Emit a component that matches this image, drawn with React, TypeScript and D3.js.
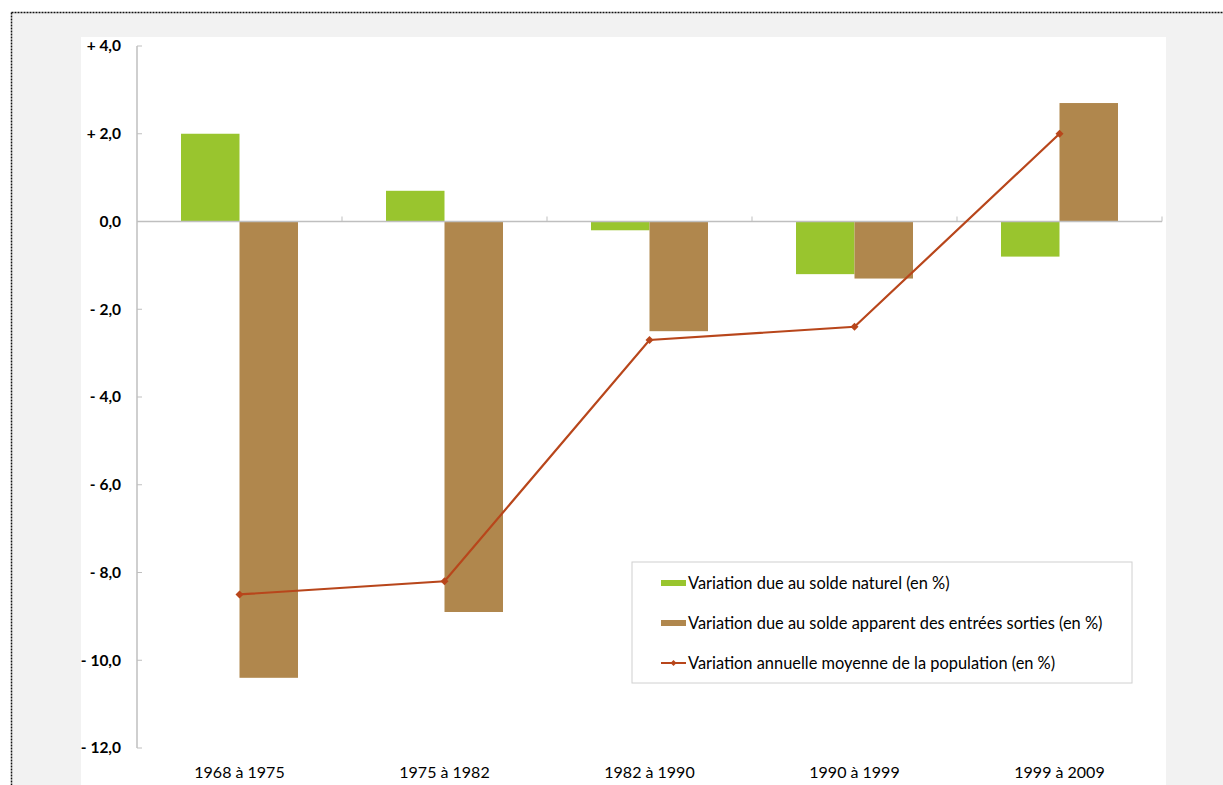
import React from "react";
import * as d3 from "d3";

const categories = ["1968 à 1975", "1975 à 1982", "1982 à 1990", "1990 à 1999", "1999 à 2009"];
const soldeNaturel = [2.0, 0.7, -0.2, -1.2, -0.8];
const soldeMigratoire = [-10.4, -8.9, -2.5, -1.3, 2.7];
const variationAnnuelle = [-8.5, -8.2, -2.7, -2.4, 2.0];
const yTicks = [4, 2, 0, -2, -4, -6, -8, -10, -12];
const legendLabels = [
  "Variation due au solde naturel (en %)",
  "Variation due au solde apparent des entrées sorties (en %)",
  "Variation annuelle moyenne de la population (en %)",
];

const GREEN = "#99c52e";
const BROWN = "#b0874d";
const LINE = "#b8461b";
const AXIS = "#bfbfbf";
const FONT = "Lato, 'Open Sans', sans-serif";

function fmt(v: number) {
  const s = Math.abs(v).toFixed(1).replace(".", ",");
  if (v > 0) return "+ " + s;
  if (v < 0) return "- " + s;
  return s;
}

export default function App() {
  const W = 1223, H = 785;
  const x0 = 137, x1 = 1162;
  const y = d3.scaleLinear().domain([-12, 4]).range([748, 46]);
  const xBand = d3.scaleBand<string>().domain(categories).range([x0, x1]).paddingInner(0).paddingOuter(0);
  const bw = 58.5;
  const cx = (c: string) => (xBand(c) as number) + xBand.bandwidth() / 2;
  const line = d3.line<number>()
    .x((_, i) => cx(categories[i]))
    .y((d) => y(d));
  const diamond = (px: number, py: number, r = 3.5) =>
    `M${px},${py - r}L${px + r},${py}L${px},${py + r}L${px - r},${py}Z`;

  const lgX = 632, lgY = 562, lgW = 500, lgH = 121;

  return (
    <svg width={W} height={H} style={{ position: "absolute", left: 0, top: 0 }} fontFamily={FONT}>
      <rect x={0} y={0} width={W} height={H} fill="#ffffff" />
      <rect x={12} y={13} width={W - 12} height={H - 13} fill="#f2f2f2" />
      <line x1={11.5} y1={12.5} x2={W} y2={12.5} stroke="#111" strokeWidth={1.5} strokeDasharray="2,1" />
      <line x1={11.5} y1={12.5} x2={11.5} y2={H} stroke="#111" strokeWidth={1.5} strokeDasharray="2,1" />
      <rect x={81} y={37} width={1085} height={H - 37} fill="#ffffff" />

      {/* y axis */}
      <line x1={x0} x2={x0} y1={y(4)} y2={y(-12)} stroke={AXIS} strokeWidth={1.5} />
      {yTicks.map((t) => (
        <g key={t}>
          <line x1={x0} x2={x0 + 5} y1={y(t)} y2={y(t)} stroke={AXIS} strokeWidth={1} />
          <text x={121} y={y(t)} dy="0.35em" textAnchor="end" fontSize={15.5} fontWeight="bold" fill="#000">
            {fmt(t)}
          </text>
        </g>
      ))}

      {/* bars */}
      {categories.map((c, i) => {
        const m = cx(c);
        const g = soldeNaturel[i];
        const b = soldeMigratoire[i];
        return (
          <g key={c}>
            <rect x={m - bw} width={bw} y={Math.min(y(g), y(0))} height={Math.abs(y(g) - y(0))} fill={GREEN} />
            <rect x={m} width={bw} y={Math.min(y(b), y(0))} height={Math.abs(y(b) - y(0))} fill={BROWN} />
          </g>
        );
      })}

      {/* zero axis */}
      <line x1={x0} x2={x1} y1={y(0)} y2={y(0)} stroke={AXIS} strokeWidth={1.5} />
      {d3.range(1, categories.length + 1).map((k) => {
        const xx = x0 + k * xBand.bandwidth();
        return <line key={k} x1={xx} x2={xx} y1={y(0) - 5} y2={y(0)} stroke={AXIS} strokeWidth={1} />;
      })}

      {/* line */}
      <path d={line(variationAnnuelle) || ""} fill="none" stroke={LINE} strokeWidth={2.2} />
      {variationAnnuelle.map((v, i) => (
        <path key={i} d={diamond(cx(categories[i]), y(v), 4)} fill={LINE} />
      ))}

      {/* x labels */}
      {categories.map((c) => (
        <text key={c} x={cx(c)} y={772} dy="0.35em" textAnchor="middle" fontSize={16} fill="#000">
          {c}
        </text>
      ))}

      {/* legend */}
      <rect x={lgX} y={lgY} width={lgW} height={lgH} fill="#ffffff" stroke="#d0d0d0" strokeWidth={1} />
      {legendLabels.map((l, i) => {
        const ly = 583 + i * 40;
        return (
          <g key={l}>
            {i < 2 ? (
              <rect x={661} y={ly - 3} width={25} height={6} fill={i === 0 ? GREEN : BROWN} />
            ) : (
              <g>
                <line x1={661} x2={686} y1={ly} y2={ly} stroke={LINE} strokeWidth={2} />
                <path d={diamond(673.5, ly, 3)} fill={LINE} />
              </g>
            )}
            <text x={688} y={ly} dy="0.35em" fontSize={16.4} fill="#000">
              {l}
            </text>
          </g>
        );
      })}
    </svg>
  );
}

# STATED PROBLEM
Go through the material above and print all of it exactly, except the pictures.

# RESULT OF THIS TASK
Emit a component that matches this image, drawn with React, TypeScript and D3.js.
import React from "react";
import * as d3 from "d3";

const categories = ["1968 à 1975", "1975 à 1982", "1982 à 1990", "1990 à 1999", "1999 à 2009"];
const soldeNaturel = [2.0, 0.7, -0.2, -1.2, -0.8];
const soldeMigratoire = [-10.4, -8.9, -2.5, -1.3, 2.7];
const variationAnnuelle = [-8.5, -8.2, -2.7, -2.4, 2.0];
const yTicks = [4, 2, 0, -2, -4, -6, -8, -10, -12];
const legendLabels = [
  "Variation due au solde naturel (en %)",
  "Variation due au solde apparent des entrées sorties (en %)",
  "Variation annuelle moyenne de la population (en %)",
];

const GREEN = "#99c52e";
const BROWN = "#b0874d";
const LINE = "#b8461b";
const AXIS = "#bfbfbf";
const FONT = "Lato, 'Open Sans', sans-serif";

function fmt(v: number) {
  const s = Math.abs(v).toFixed(1).replace(".", ",");
  if (v > 0) return "+ " + s;
  if (v < 0) return "- " + s;
  return s;
}

export default function App() {
  const W = 1223, H = 785;
  const x0 = 137, x1 = 1162;
  const y = d3.scaleLinear().domain([-12, 4]).range([748, 46]);
  const xBand = d3.scaleBand<string>().domain(categories).range([x0, x1]).paddingInner(0).paddingOuter(0);
  const bw = 58.5;
  const cx = (c: string) => (xBand(c) as number) + xBand.bandwidth() / 2;
  const line = d3.line<number>()
    .x((_, i) => cx(categories[i]))
    .y((d) => y(d));
  const diamond = (px: number, py: number, r = 3.5) =>
    `M${px},${py - r}L${px + r},${py}L${px},${py + r}L${px - r},${py}Z`;

  const lgX = 632, lgY = 562, lgW = 500, lgH = 121;

  return (
    <svg width={W} height={H} style={{ position: "absolute", left: 0, top: 0 }} fontFamily={FONT}>
      <rect x={0} y={0} width={W} height={H} fill="#ffffff" />
      <rect x={12} y={13} width={W - 12} height={H - 13} fill="#f2f2f2" />
      <line x1={11.5} y1={12.5} x2={W} y2={12.5} stroke="#111" strokeWidth={1.5} strokeDasharray="2,1" />
      <line x1={11.5} y1={12.5} x2={11.5} y2={H} stroke="#111" strokeWidth={1.5} strokeDasharray="2,1" />
      <rect x={81} y={37} width={1085} height={H - 37} fill="#ffffff" />

      {/* y axis */}
      <line x1={x0} x2={x0} y1={y(4)} y2={y(-12)} stroke={AXIS} strokeWidth={1.5} />
      {yTicks.map((t) => (
        <g key={t}>
          <line x1={x0} x2={x0 + 5} y1={y(t)} y2={y(t)} stroke={AXIS} strokeWidth={1} />
          <text x={121} y={y(t)} dy="0.35em" textAnchor="end" fontSize={15.5} fontWeight="bold" fill="#000">
            {fmt(t)}
          </text>
        </g>
      ))}

      {/* bars */}
      {categories.map((c, i) => {
        const m = cx(c);
        const g = soldeNaturel[i];
        const b = soldeMigratoire[i];
        return (
          <g key={c}>
            <rect x={m - bw} width={bw} y={Math.min(y(g), y(0))} height={Math.abs(y(g) - y(0))} fill={GREEN} />
            <rect x={m} width={bw} y={Math.min(y(b), y(0))} height={Math.abs(y(b) - y(0))} fill={BROWN} />
          </g>
        );
      })}

      {/* zero axis */}
      <line x1={x0} x2={x1} y1={y(0)} y2={y(0)} stroke={AXIS} strokeWidth={1.5} />
      {d3.range(1, categories.length + 1).map((k) => {
        const xx = x0 + k * xBand.bandwidth();
        return <line key={k} x1={xx} x2={xx} y1={y(0) - 5} y2={y(0)} stroke={AXIS} strokeWidth={1} />;
      })}

      {/* line */}
      <path d={line(variationAnnuelle) || ""} fill="none" stroke={LINE} strokeWidth={2.2} />
      {variationAnnuelle.map((v, i) => (
        <path key={i} d={diamond(cx(categories[i]), y(v), 4)} fill={LINE} />
      ))}

      {/* x labels */}
      {categories.map((c) => (
        <text key={c} x={cx(c)} y={772} dy="0.35em" textAnchor="middle" fontSize={16} fill="#000">
          {c}
        </text>
      ))}

      {/* legend */}
      <rect x={lgX} y={lgY} width={lgW} height={lgH} fill="#ffffff" stroke="#d0d0d0" strokeWidth={1} />
      {legendLabels.map((l, i) => {
        const ly = 583 + i * 40;
        return (
          <g key={l}>
            {i < 2 ? (
              <rect x={661} y={ly - 3} width={25} height={6} fill={i === 0 ? GREEN : BROWN} />
            ) : (
              <g>
                <line x1={661} x2={686} y1={ly} y2={ly} stroke={LINE} strokeWidth={2} />
                <path d={diamond(673.5, ly, 3)} fill={LINE} />
              </g>
            )}
            <text x={688} y={ly} dy="0.35em" fontSize={16.4} fill="#000">
              {l}
            </text>
          </g>
        );
      })}
    </svg>
  );
}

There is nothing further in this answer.